The continuous rise in Internet technology and various social media (SM) platforms has made it possible for effective communication and interaction among various people from diverse social and cultural backgrounds [1,2]. This growth in technology advancement has also introduced some downsides such as proliferation of cyber-crime [3]. SM has become a significant aspect of online activity [4] and plays a crucial part in cybercrime such as in [5] and cyber terrorism-related operations [6]. Cybercrime, which is one of the popular forms of deviance among youth in Nigeria, is still a serious problem affecting the country’s image [7,8]. The perpetrators are supported by some people and social institutions when they make illegitimate money; hence, the increasing justification of illegality [9,10]. The phrase Yahoo-Yahoo originated from the use of Yahoo emails and Yahoo instant messenger as a dominant medium of communication between perpetrators and victims [11]. This popular term refers to the activities that entail using computers, phones, and the Internet to defraud unsuspecting victims, especially those outside the country. The likelihood of fraudulent users integrating new approaches without necessarily applying extensive technical knowledge on the Internet could result in fraudulent activity [12].

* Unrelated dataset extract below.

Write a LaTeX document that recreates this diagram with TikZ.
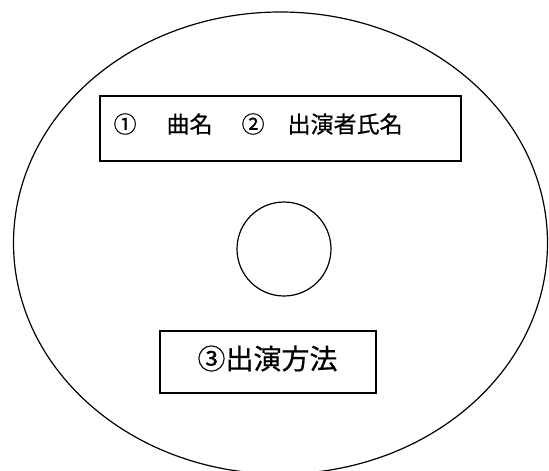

The rising popularity of cyber-crime in Nigeria [13] can be connected to the current state of economic instability, the high unemployment rate among able-bodied youths, erosion of traditional values of integrity quick-money syndrome, etc. To curb these illegal activities, institutions such as the Economic and Financial Crimes Commission (EFCC) were established in Nigeria and have recorded several arrests and prosecution of cyber-crime suspects [14]. However, it is expected that with the apprehensions and prosecutions, more understanding of the “modus operandi” of culprits will emerge. However, crime may not be static as suspects could adopt new methods when the old ones are known to the public and law enforcement agencies. Cybercrime has gone beyond the notorious 419 email and SMS scams [15] to apply more sophisticated methods making SM users even more vulnerable [16]. Recently, SM platforms such as Facebook, Instagram, Twitter, Google+, and Pinterest are becoming popular for crucial data sources in research studies relating to sentiment analysis [17,18]. SM can accommodate information on different subjects, thus increasing and improving communication between them, and participants can form groups with a common interest and express themselves freely [19].
The importance of SM opinion cannot be over-emphasized as this medium serves as the most accessible way to get large, valuable, and rich details of information (especially on the subject matter) within a short period. The Twitter platform is a social microblog site and has generated about 330 million tweets every month across different countries [20]. Twitter has recently been used to mine opinions and trending topics to understand users’ behaviors and attitudes through predefined information such as user description, location, status, and other attributes. Also, Twitter allows the exchange of media such as text, images, videos, etc. and the potential to facilitate research over social phenomena based on sentiment analysis, using Natural Language Processing and Machine Learning techniques to interpret sentimental tendencies related to users’ opinions and make predictions about real-world events [21].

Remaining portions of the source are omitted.